* START Record list *

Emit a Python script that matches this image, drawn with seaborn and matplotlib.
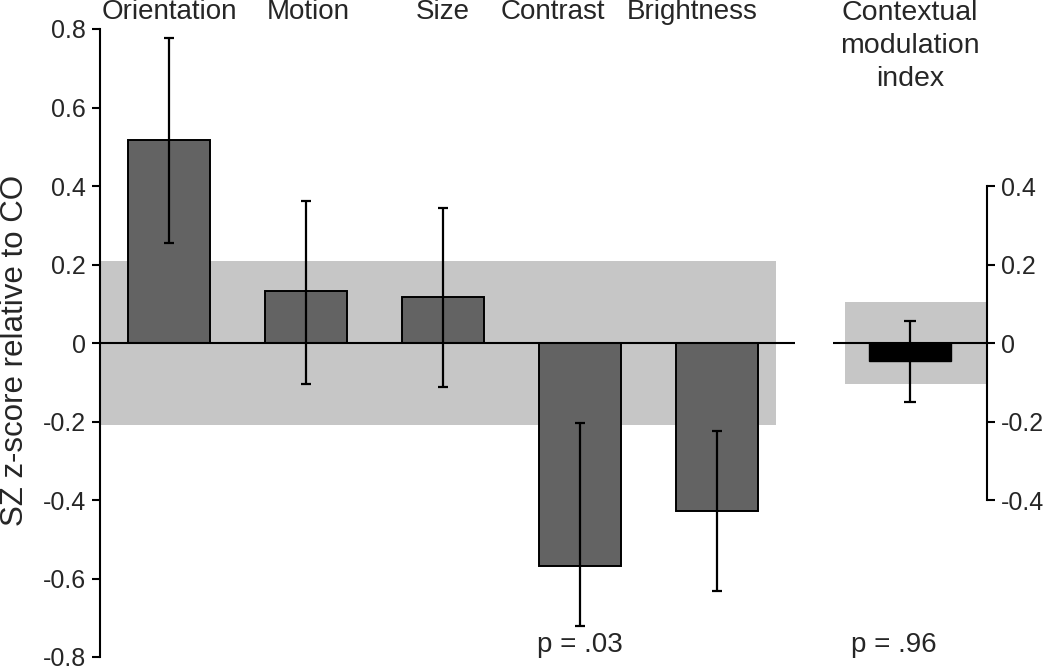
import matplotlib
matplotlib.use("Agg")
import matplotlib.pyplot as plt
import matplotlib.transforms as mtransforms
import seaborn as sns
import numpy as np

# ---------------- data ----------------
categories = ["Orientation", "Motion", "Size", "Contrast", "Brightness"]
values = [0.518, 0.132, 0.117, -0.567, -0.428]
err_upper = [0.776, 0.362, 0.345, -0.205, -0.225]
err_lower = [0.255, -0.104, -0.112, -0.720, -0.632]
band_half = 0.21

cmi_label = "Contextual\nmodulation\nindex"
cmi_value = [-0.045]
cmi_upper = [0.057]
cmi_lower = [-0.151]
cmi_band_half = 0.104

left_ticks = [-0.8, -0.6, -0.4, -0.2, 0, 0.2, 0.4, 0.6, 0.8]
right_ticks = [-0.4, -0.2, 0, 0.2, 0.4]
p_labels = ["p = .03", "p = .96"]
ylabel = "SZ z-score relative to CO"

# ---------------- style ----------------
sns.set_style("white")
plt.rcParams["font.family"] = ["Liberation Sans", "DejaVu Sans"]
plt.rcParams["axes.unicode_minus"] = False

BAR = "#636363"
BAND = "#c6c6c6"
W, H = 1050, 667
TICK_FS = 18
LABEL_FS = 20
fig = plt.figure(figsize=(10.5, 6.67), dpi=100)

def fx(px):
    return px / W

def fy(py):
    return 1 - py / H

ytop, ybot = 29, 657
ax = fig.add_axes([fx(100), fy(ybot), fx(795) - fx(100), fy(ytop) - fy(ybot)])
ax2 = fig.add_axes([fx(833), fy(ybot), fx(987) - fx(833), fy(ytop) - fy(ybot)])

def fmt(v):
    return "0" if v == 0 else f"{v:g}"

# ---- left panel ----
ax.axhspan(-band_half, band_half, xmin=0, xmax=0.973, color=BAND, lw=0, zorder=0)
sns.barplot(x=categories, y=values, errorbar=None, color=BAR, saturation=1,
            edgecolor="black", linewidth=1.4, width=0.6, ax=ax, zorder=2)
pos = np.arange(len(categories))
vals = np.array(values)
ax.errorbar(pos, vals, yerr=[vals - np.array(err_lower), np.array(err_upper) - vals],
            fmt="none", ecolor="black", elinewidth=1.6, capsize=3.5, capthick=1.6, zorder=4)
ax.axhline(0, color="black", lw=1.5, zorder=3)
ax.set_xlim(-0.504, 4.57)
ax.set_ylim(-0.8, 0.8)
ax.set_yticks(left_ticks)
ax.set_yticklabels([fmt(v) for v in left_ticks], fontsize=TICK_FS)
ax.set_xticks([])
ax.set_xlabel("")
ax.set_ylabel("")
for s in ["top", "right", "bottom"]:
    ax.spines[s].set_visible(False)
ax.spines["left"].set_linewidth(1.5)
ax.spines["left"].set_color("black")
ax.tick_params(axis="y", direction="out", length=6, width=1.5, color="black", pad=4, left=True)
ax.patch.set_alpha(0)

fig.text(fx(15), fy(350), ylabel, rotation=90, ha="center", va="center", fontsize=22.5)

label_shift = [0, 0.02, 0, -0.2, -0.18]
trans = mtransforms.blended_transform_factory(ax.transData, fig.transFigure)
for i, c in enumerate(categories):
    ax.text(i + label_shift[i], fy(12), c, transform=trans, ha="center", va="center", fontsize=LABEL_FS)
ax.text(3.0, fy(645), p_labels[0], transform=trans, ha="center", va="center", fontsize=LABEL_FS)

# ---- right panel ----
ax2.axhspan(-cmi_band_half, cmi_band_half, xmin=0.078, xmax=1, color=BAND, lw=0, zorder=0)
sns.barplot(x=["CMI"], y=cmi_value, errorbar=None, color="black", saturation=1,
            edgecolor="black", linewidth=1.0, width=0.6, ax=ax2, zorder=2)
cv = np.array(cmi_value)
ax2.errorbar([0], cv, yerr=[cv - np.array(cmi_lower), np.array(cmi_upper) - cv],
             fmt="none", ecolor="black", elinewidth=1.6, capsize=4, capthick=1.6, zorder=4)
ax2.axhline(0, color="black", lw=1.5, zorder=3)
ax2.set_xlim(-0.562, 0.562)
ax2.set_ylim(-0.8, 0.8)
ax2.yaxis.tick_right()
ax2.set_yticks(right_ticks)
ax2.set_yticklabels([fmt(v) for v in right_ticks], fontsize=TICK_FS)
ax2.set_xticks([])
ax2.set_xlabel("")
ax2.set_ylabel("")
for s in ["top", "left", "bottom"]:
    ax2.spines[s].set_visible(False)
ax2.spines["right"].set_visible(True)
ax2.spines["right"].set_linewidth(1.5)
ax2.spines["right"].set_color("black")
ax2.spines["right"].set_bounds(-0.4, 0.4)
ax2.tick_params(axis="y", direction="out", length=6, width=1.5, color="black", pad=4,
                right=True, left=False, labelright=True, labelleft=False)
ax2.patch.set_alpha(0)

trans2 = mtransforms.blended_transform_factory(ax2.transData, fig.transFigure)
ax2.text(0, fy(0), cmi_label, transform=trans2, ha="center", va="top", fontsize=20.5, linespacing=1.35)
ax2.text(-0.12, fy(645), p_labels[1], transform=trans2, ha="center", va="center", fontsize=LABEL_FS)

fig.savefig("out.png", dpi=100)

* END Record list *
* START Record list *

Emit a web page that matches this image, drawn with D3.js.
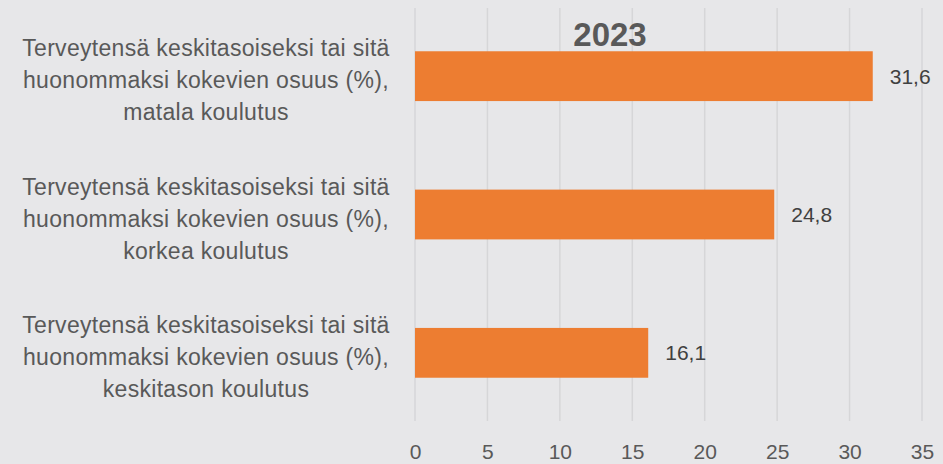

* END Record list *

*Exercise prompt*.
Only the number is wanted: how many lines in the data include the word "drawn"?

*Correct answer*.
2